After the JLPT in DC, I ordered the new Sony A7 Mark II body, and it showed up a few days later.

If you’re expecting stats, then move on. This is more of an impressions report than anything else. What I liked, what I didn’t.

My initial thoughts? Tinged with confusion because the manual wasn’t so hot. I wound up calling Sony because I wasn’t sure why some functions wouldn’t work with my manual focus lenses. Part of it was on me, but part of it was a slightly confusing message that kept popping up.

Once I got that sorted out, I fell in love with it.

The menu UI isn’t perfect, but the shooting experience with it is great.

The viewfinder fooled me a few times into thinking I was looking directly through glass. It’s really sharp. Better than the rear LCD panel.

The customizable C1-C4 buttons on the body make it a manual focus shooter’s dream. I assigned the focus magnifier to C2, so I just have to press it once or twice, and I can get nice sharp focus. Then I assigned the image stabilizer to C1, so I can set the focal length of my MF lenses with a button press, a dial turn, and another button press. That’s about as fast as you can make it. I put ISO on C3, so I can tear through my ISO settings, depending on what I want to shoot.

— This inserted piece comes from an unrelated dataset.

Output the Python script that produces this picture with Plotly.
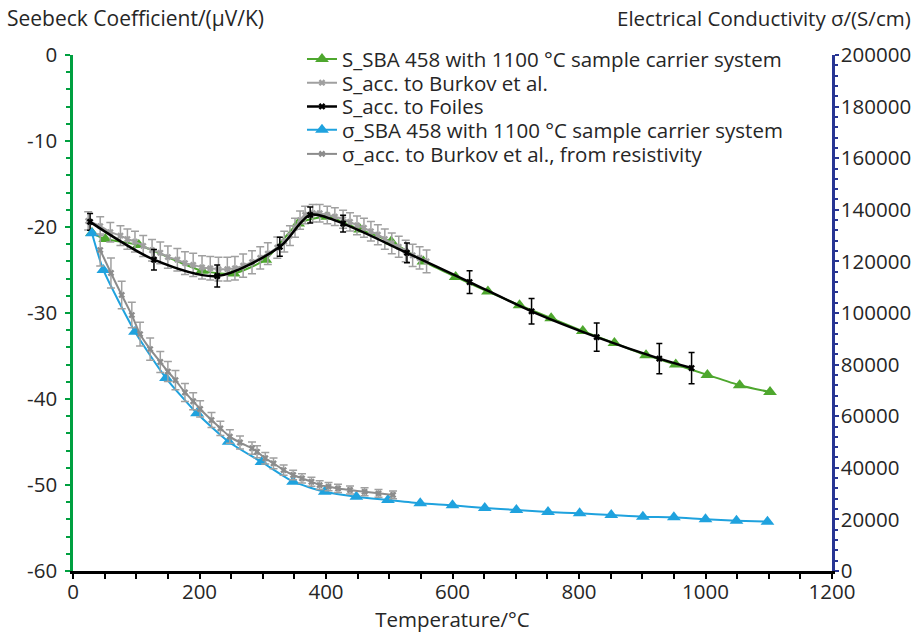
import plotly.graph_objects as go

# ---------------- data ----------------
# Seebeck coefficient, SBA 458 (green triangles)
t_s_sba = [30, 51, 104, 204, 254, 304, 356, 402, 454, 503, 554, 605, 656, 706, 756, 806, 856, 906, 953, 1003, 1054, 1102]
s_sba = [-20.7, -21.4, -22.1, -25.1, -25.4, -23.8, -19.6, -18.8, -20.3, -21.7, -24.0, -25.8, -27.5, -29.1, -30.6, -32.1, -33.5, -34.9, -36.0, -37.2, -38.4, -39.2]

# Seebeck coefficient acc. to Burkov et al. (grey)
t_s_burkov = [24, 43, 59, 75, 86, 98, 111, 125, 138, 150, 165, 177, 190, 204, 217, 230, 244, 256, 269, 283, 296, 308, 323, 334, 343, 351, 359, 367, 379, 390, 402, 414, 427, 438, 449, 460, 471, 482, 493, 504, 515, 526, 537, 548, 559]
s_burkov = [-19.3, -19.9, -20.6, -21.0, -21.4, -21.7, -22.2, -22.7, -23.0, -23.5, -23.8, -24.2, -24.4, -24.7, -24.8, -24.9, -24.9, -24.8, -24.5, -24.1, -23.6, -23.1, -22.4, -21.7, -21.0, -20.1, -19.2, -18.6, -18.4, -18.4, -18.6, -18.8, -19.1, -19.4, -19.8, -20.1, -20.5, -20.9, -21.4, -21.9, -22.3, -22.8, -23.3, -23.6, -24.0]

# Seebeck coefficient acc. to Foiles (black)
t_s_foiles = [27, 128, 228, 327, 375, 427, 528, 627, 725, 828, 927, 978]
s_foiles = [-19.4, -23.8, -25.7, -22.3, -18.6, -19.6, -23.0, -26.4, -29.8, -32.8, -35.3, -36.4]

# Electrical conductivity, SBA 458 (blue triangles)
t_c_sba = [30, 48, 98, 147, 196, 246, 298, 348, 398, 448, 498, 549, 600, 651, 701, 751, 801, 851, 901, 950, 1000, 1049, 1098]
c_sba = [130900, 116700, 92750, 74800, 61120, 50120, 42250, 34620, 30740, 28800, 27520, 26240, 25470, 24420, 23640, 22870, 22350, 21710, 21050, 20810, 20040, 19500, 19110]

# Electrical conductivity acc. to Burkov et al., from resistivity (grey)
t_c_burkov = [43, 60, 77, 93, 106, 122, 138, 150, 162, 177, 190, 201, 219, 233, 248, 264, 283, 291, 304, 317, 333, 348, 362, 377, 390, 404, 419, 438, 461, 483, 506]
c_burkov = [124400, 115500, 107000, 99200, 91800, 86000, 81000, 77300, 74000, 69200, 65800, 62800, 58500, 55300, 52100, 49800, 47600, 46200, 43700, 41700, 39100, 37200, 35900, 34600, 33300, 32700, 32000, 31400, 30700, 30100, 29500]

# tick labels
s_ticks = [0, -10, -20, -30, -40, -50, -60]
s_tick_text = ["0", "-10", "-20", "-30", "-40", "-50", "-60"]

names = [
    "S_SBA 458 with 1100 °C sample carrier system",
    "S_acc. to Burkov et al.",
    "S_acc. to Foiles",
    "σ_SBA 458 with 1100 °C sample carrier system",
    "σ_acc. to Burkov et al., from resistivity",
]

GREEN = "#4EA72E"
BLUE = "#1FA2DE"
GREY = "#A0A0A0"
GREY2 = "#8C8C8C"
FONT = "Open Sans"
TXT = "#262626"
FS = 20.5

fig = go.Figure()

fig.add_trace(go.Scatter(
    x=t_s_sba, y=s_sba, name=names[0], mode="lines+markers", legend="legend",
    line=dict(color=GREEN, width=2, shape="spline", smoothing=0.6),
    marker=dict(symbol="triangle-up", size=12, color=GREEN),
))
fig.add_trace(go.Scatter(
    x=t_s_burkov, y=s_burkov, name=names[1], mode="lines+markers", legend="legend2",
    line=dict(color=GREY, width=2, shape="spline", smoothing=0.6),
    marker=dict(symbol="x", size=6, color=GREY),
    error_y=dict(type="percent", value=5.5, color=GREY, thickness=1.5, width=4),
))
fig.add_trace(go.Scatter(
    x=t_s_foiles, y=s_foiles, name=names[2], mode="lines+markers", legend="legend3",
    line=dict(color="black", width=2.5, shape="spline", smoothing=0.8),
    marker=dict(symbol="x", size=6, color="black"),
    error_y=dict(type="percent", value=5, color="black", thickness=1.5, width=3),
))
fig.add_trace(go.Scatter(
    x=t_c_sba, y=c_sba, name=names[3], mode="lines+markers", yaxis="y2", legend="legend4",
    line=dict(color=BLUE, width=2, shape="spline", smoothing=0.6),
    marker=dict(symbol="triangle-up", size=12, color=BLUE),
))
fig.add_trace(go.Scatter(
    x=t_c_burkov, y=c_burkov, name=names[4], mode="lines+markers", yaxis="y2", legend="legend5",
    line=dict(color=GREY2, width=2, shape="spline", smoothing=0.6),
    marker=dict(symbol="x", size=6, color=GREY2),
    error_y=dict(type="percent", value=5, color=GREY, thickness=1.5, width=4),
))

# one legend box per entry so the row spacing matches the original
leg_common = dict(x=0.3017, xanchor="left", yanchor="middle", bgcolor="rgba(0,0,0,0)",
                  font=dict(family=FONT, size=FS, color=TXT), itemwidth=30)
leg_y = [0.992, 0.946, 0.900, 0.855, 0.808]

fig.update_layout(
    width=923, height=635,
    margin=dict(l=73, r=91, t=55, b=64),
    paper_bgcolor="white", plot_bgcolor="white",
    font=dict(family=FONT, size=FS, color=TXT),
    showlegend=True,
    legend=dict(y=leg_y[0], **leg_common),
    legend2=dict(y=leg_y[1], **leg_common),
    legend3=dict(y=leg_y[2], **leg_common),
    legend4=dict(y=leg_y[3], **leg_common),
    legend5=dict(y=leg_y[4], **leg_common),
    xaxis=dict(
        range=[0, 1200], dtick=200, tick0=0,
        showgrid=False, zeroline=False,
        showline=True, linecolor="black", linewidth=2.5,
        ticks="outside", ticklen=5, tickwidth=2, tickcolor="black",
        minor=dict(ticks="outside", ticklen=5, tickwidth=2, tickcolor="black", dtick=50),
        tickfont=dict(size=FS, color=TXT),
        ticklabelstandoff=-4,
        title=dict(text="Temperature/°C", font=dict(size=FS, color=TXT), standoff=2),
    ),
    yaxis=dict(
        range=[-60, 0], tickvals=s_ticks, ticktext=s_tick_text,
        showgrid=False, zeroline=False,
        showline=True, linecolor="#00A040", linewidth=2.5,
        ticks="outside", ticklen=5, tickwidth=2, tickcolor="#00A040",
        minor=dict(ticks="outside", ticklen=4, tickwidth=2, tickcolor="#00A040", dtick=2),
        tickfont=dict(size=FS, color=TXT),
        ticklabelstandoff=4,
    ),
    yaxis2=dict(
        range=[0, 200000], dtick=20000, tick0=0,
        overlaying="y", side="right",
        showgrid=False, zeroline=False,
        showline=True, linecolor="#283593", linewidth=2.5,
        ticks="outside", ticklen=4, tickwidth=2, tickcolor="#283593",
        minor=dict(ticks="outside", ticklen=3, tickwidth=2, tickcolor="#283593", dtick=4000),
        tickfont=dict(size=FS, color=TXT),
        tickformat="d",
        ticklabelstandoff=-2,
    ),
    annotations=[
        dict(text="Seebeck Coefficient/(μV/K)", xref="paper", yref="paper",
             x=-0.090, y=1.072, xanchor="left", yanchor="middle", showarrow=False,
             font=dict(size=21, color=TXT)),
        dict(text="Electrical Conductivity σ/(S/cm)", xref="paper", yref="paper",
             x=1.107, y=1.072, xanchor="right", yanchor="middle", showarrow=False,
             font=dict(size=FS, color=TXT)),
    ],
)

fig.write_html("out.html", config={"displayModeBar": False},
               post_script="document.body.style.margin='0';")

There’s a ton of customization in the menus. It’ll take a little while for me to tweak it just the way I want it, but there’s a lot I can either tweak or ignore.

The camera feels great in my hands, and shoots great. Is it loud? Who cares? Honestly, I don’t get the obsession over shutter noise on the A7 cameras. I guess it goes make a certain amount of noise, but not enough for me to care. I’m more into getting good shots. It does that!

The image stabilization is great. It feels like I get 2-3 more stops of hand-holding out of the camera. There’s a noticeable difference when it’s turned off.

It also has a well-thought out auto-bracketing mode, that I set on 3 shots 1 stop apart, and just left it there.

The NFC is useful if your phone does NFC, I guess. You need to download an app and you can control the camera with your phone. It’s kind of hit-and-miss. There’s a whole Sony app store for the camera. It’s kind of cool, but it’s also sigh-inducing, too. (Another user ID and password, and something else to manage? Ugh.)

What’s most important to me is that I can take the pictures I want without thinking about the camera. I think about the photo, and that’s about it. In that regard, this camera is great.

My only gripe is a lack of native full-frame E mount lenses that are affordable. There aren’t many full-frame lenses on offer, and the ones that are AF are all pretty expensive. I already have some Leica M glass from 10+ years ago, so I’m covered, but it would be nice to have one native full-frame AF lens. Gotta start saving on the side for that, I guess.